The recent tartan days in Canada and the USA put me in mind of terms for Scottish traditions. I landed on heedrum-hodrum, though Dictionaries of the Scots Language (DSL) defines this as:
“a derogatory term for Highland music”.
Its appearance in the DSL dates from 1988 in Raymond Vettese’s collection The Richt Noise and Ither poems:
“the spreit that lowps whaun it meets the swecht o oor true past, and greets no oot o seep-sappin heedrum-hodrum but oot o whit we were ...”.
However, it is not always used in a derogatory sense - as shown in The Times of August 1996:
“Once in the Oyster Bar of the Cafe Royal in Edinburgh he used the traditional method of ‘mouth music’ to illustrate his pibroch ... it was an incomprehensible ‘heederum-hoderum’ but they could not have known that the distinguished-looking kilted and bearded scholar was giving a demonstration of an art form which stretches far back into history”.
In the twenty-first century, a scandalized journalist from the Evening Times writes (in April 2003):
“I was horrified recently to discover that the journey now features a pre-recorded video extolling the virtues of the capital accompanied by a heedrum-hodrum dirge with repetitive beat”.

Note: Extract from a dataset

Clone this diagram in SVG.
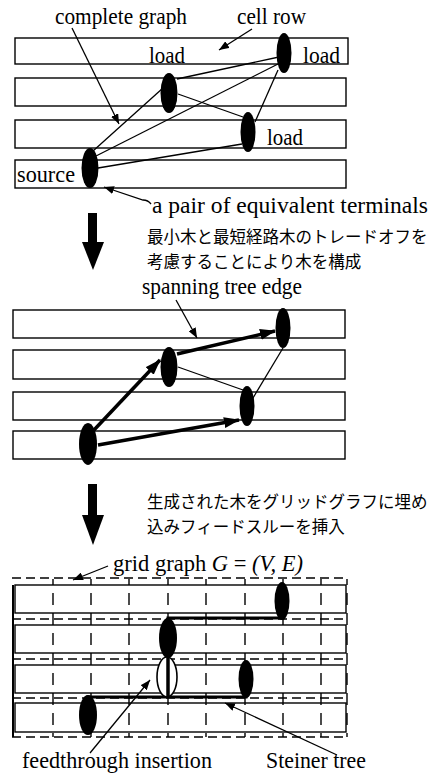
<svg xmlns="http://www.w3.org/2000/svg" width="432" height="780" viewBox="0 0 432 780">
<style>
.row{fill:#fff;stroke:#000;stroke-width:1.4}
.node{fill:#000}
.edge{stroke:#000;stroke-width:1.3;fill:none}
.tree{stroke:#000;stroke-width:3.5;fill:none}
.ptr{stroke:#000;stroke-width:1.3;fill:none}
.wire{stroke:#000;stroke-width:3;fill:none}
.grid{stroke:#000;stroke-width:1.4;stroke-dasharray:9,5;fill:none}
.gridv{stroke:#000;stroke-width:1.4;stroke-dasharray:12,8;stroke-dashoffset:6;fill:none}
.lbl{font-family:"Liberation Serif","Times New Roman",serif;font-size:22.5px;fill:#000}
.jp{font-family:"Noto Sans CJK JP","Noto Sans",sans-serif;font-size:16.5px;fill:#000}
.big{fill:#000}
</style>
<defs>
<marker id="ah" markerUnits="userSpaceOnUse" markerWidth="10" markerHeight="8" refX="10" refY="4" orient="auto"><path d="M0,0 L10,4 L0,8 z" fill="#000"/></marker>
<marker id="th" markerUnits="userSpaceOnUse" markerWidth="16" markerHeight="11" refX="15" refY="5.5" orient="auto"><path d="M0,0 L16,5.5 L0,11 z" fill="#000"/></marker>
</defs>

<!-- Panel 1 -->
<g id="rows1">
<rect class="row" x="15" y="38" width="333" height="26"/>
<rect class="row" x="15" y="78" width="331" height="28"/>
<rect class="row" x="15" y="120" width="331" height="28"/>
<rect class="row" x="15" y="160" width="331" height="28"/>
</g>
<g id="connectors1">
<line class="edge" x1="279" y1="57" x2="177" y2="79"/>
<line class="edge" x1="280" y1="63" x2="96" y2="156"/>
<line class="edge" x1="278" y1="70" x2="255" y2="122"/>
<line class="edge" x1="178" y1="94" x2="243" y2="117"/>
<line class="edge" x1="163" y1="88" x2="93" y2="151"/>
<line class="edge" x1="242" y1="144" x2="98" y2="168"/>
<line class="ptr" x1="72" y1="28" x2="119" y2="124" marker-end="url(#ah)"/>
<line class="ptr" x1="252" y1="29" x2="219" y2="50" marker-end="url(#ah)"/>
<path class="ptr" d="M151,204 Q148,200 143,200 L104,187" marker-end="url(#ah)"/>
</g>
<g id="p1-load-tr"><ellipse class="node" cx="284" cy="53" rx="7.5" ry="20"/></g>
<g id="p1-load-mid"><ellipse class="node" cx="169" cy="93" rx="8.5" ry="20"/></g>
<g id="p1-load-low"><ellipse class="node" cx="248" cy="132" rx="7.5" ry="20"/></g>
<g id="p1-source"><ellipse class="node" cx="90" cy="168" rx="8.5" ry="20"/></g>
<g id="labels1">
<text class="lbl" x="55" y="24" textLength="132" lengthAdjust="spacingAndGlyphs">complete graph</text>
<text class="lbl" x="237" y="24" textLength="69" lengthAdjust="spacingAndGlyphs">cell row</text>
<text class="lbl" x="149" y="63" textLength="36" lengthAdjust="spacingAndGlyphs">load</text>
<text class="lbl" x="303" y="63" textLength="37" lengthAdjust="spacingAndGlyphs">load</text>
<text class="lbl" x="267" y="145" textLength="36" lengthAdjust="spacingAndGlyphs">load</text>
<text class="lbl" x="17" y="182" textLength="58" lengthAdjust="spacingAndGlyphs">source</text>
<text class="lbl" x="152" y="213" textLength="276" lengthAdjust="spacingAndGlyphs">a pair of equivalent terminals</text>
</g>

<!-- Arrow 1 -->
<g id="step1">
<rect class="big" x="88" y="213" width="9" height="30"/>
<polygon class="big" points="82,242 104,242 93,270"/>
<text class="jp" x="147" y="243">最小木と最短経路木のトレードオフを</text>
<text class="jp" x="147" y="268">考慮することにより木を構成</text>
</g>

<!-- Panel 2 -->
<g id="rows2">
<rect class="row" x="13" y="310" width="332" height="28"/>
<rect class="row" x="13" y="350" width="332" height="29"/>
<rect class="row" x="13" y="392" width="332" height="28"/>
<rect class="row" x="13" y="431" width="332" height="28"/>
</g>
<g id="connectors2">
<line class="tree" x1="94" y1="430" x2="160" y2="360" marker-end="url(#th)"/>
<line class="tree" x1="98" y1="445" x2="239" y2="420" marker-end="url(#th)"/>
<line class="tree" x1="177" y1="354" x2="275" y2="331" marker-end="url(#th)"/>
<line class="edge" x1="178" y1="367" x2="243" y2="390"/>
<line class="edge" x1="253" y1="398" x2="283" y2="348"/>
<line class="ptr" x1="176" y1="300" x2="197" y2="338" marker-end="url(#ah)"/>
</g>
<g id="p2-load-tr"><ellipse class="node" cx="283" cy="328" rx="7.5" ry="20"/></g>
<g id="p2-load-mid"><ellipse class="node" cx="169" cy="367" rx="8.5" ry="20"/></g>
<g id="p2-load-low"><ellipse class="node" cx="247" cy="406" rx="7.5" ry="20"/></g>
<g id="p2-source"><ellipse class="node" cx="88" cy="444" rx="9" ry="21"/></g>
<g id="labels2">
<text class="lbl" x="142" y="294" textLength="160" lengthAdjust="spacingAndGlyphs">spanning tree edge</text>
</g>

<!-- Arrow 2 -->
<g id="step2">
<rect class="big" x="88" y="484" width="9" height="32"/>
<polygon class="big" points="82,515 104,515 93,545"/>
<text class="jp" x="147" y="508">生成された木をグリッドグラフに埋め</text>
<text class="jp" x="147" y="533">込みフィードスルーを挿入</text>
</g>

<!-- Panel 3 -->
<g id="rows3">
<rect class="row" x="15" y="585" width="331" height="28"/>
<rect class="row" x="15" y="625" width="331" height="28"/>
<rect class="row" x="15" y="665" width="331" height="28"/>
<rect class="row" x="15" y="703" width="331" height="29"/>
<line x1="13" y1="585" x2="13" y2="737" stroke="#000" stroke-width="2"/>
</g>
<g id="gridgraph">
<line class="grid" x1="12" y1="578" x2="348" y2="578"/>
<line class="grid" x1="12" y1="619" x2="348" y2="619"/>
<line class="grid" x1="12" y1="659" x2="348" y2="659"/>
<line class="grid" x1="12" y1="698" x2="348" y2="698"/>
<line class="grid" x1="12" y1="737" x2="348" y2="737"/>
<line class="gridv" x1="53" y1="579" x2="53" y2="737"/>
<line class="gridv" x1="91" y1="579" x2="91" y2="737"/>
<line class="gridv" x1="129" y1="579" x2="129" y2="737"/>
<line class="gridv" x1="168" y1="579" x2="168" y2="737"/>
<line class="gridv" x1="206" y1="579" x2="206" y2="737"/>
<line class="gridv" x1="245" y1="579" x2="245" y2="737"/>
<line class="gridv" x1="283" y1="579" x2="283" y2="737"/>
<line class="gridv" x1="321" y1="579" x2="321" y2="737"/>
<line class="gridv" x1="347" y1="579" x2="347" y2="737"/>
</g>
<g id="connectors3">
<path class="wire" d="M283,601 V618 H168 V638"/>
<path class="wire" d="M88,715 V697 H246 V679"/>
<line class="ptr" x1="90" y1="753" x2="150" y2="680" marker-end="url(#ah)"/>
<line class="ptr" x1="337" y1="755" x2="225" y2="703" marker-end="url(#ah)"/>
<line class="ptr" x1="108" y1="566" x2="73" y2="580" marker-end="url(#ah)"/>
</g>
<g id="p3-load-tr"><ellipse class="node" cx="282" cy="601" rx="7.5" ry="19"/></g>
<g id="p3-load-mid"><ellipse class="node" cx="168" cy="638" rx="9" ry="20"/></g>
<g id="p3-feedthrough">
<ellipse cx="167" cy="677" rx="10" ry="20" fill="#fff" stroke="#000" stroke-width="1.6"/>
<line x1="168" y1="656" x2="168" y2="697" stroke="#000" stroke-width="3.5"/>
</g>
<g id="p3-load-low"><ellipse class="node" cx="246" cy="679" rx="7.5" ry="19"/></g>
<g id="p3-source"><ellipse class="node" cx="88" cy="715" rx="9" ry="20"/></g>
<g id="labels3">
<text class="lbl" x="113" y="571" textLength="190" lengthAdjust="spacingAndGlyphs">grid graph <tspan font-style="italic">G</tspan> = <tspan font-style="italic">(V, E)</tspan></text>
<text class="lbl" x="22" y="768" textLength="190" lengthAdjust="spacingAndGlyphs">feedthrough insertion</text>
<text class="lbl" x="266" y="768" textLength="100" lengthAdjust="spacingAndGlyphs">Steiner tree</text>
</g>
</svg>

Here at the Dictionaries of the Scots Language we are always looking to find earlier evidence on our more recent entries. With this in mind, we discovered this earlier example from the Aberdeen Evening Express of October 1959 and it relates to the practising of bagpipe music by Scottish ex-pats in New Zealand:
“They were hounded from house to house by irate bagpipe haters and eventually sought isolation a bungalow outside the city. There they were able to indulge in ‘heedrum-hodrum’ to their hearts content!”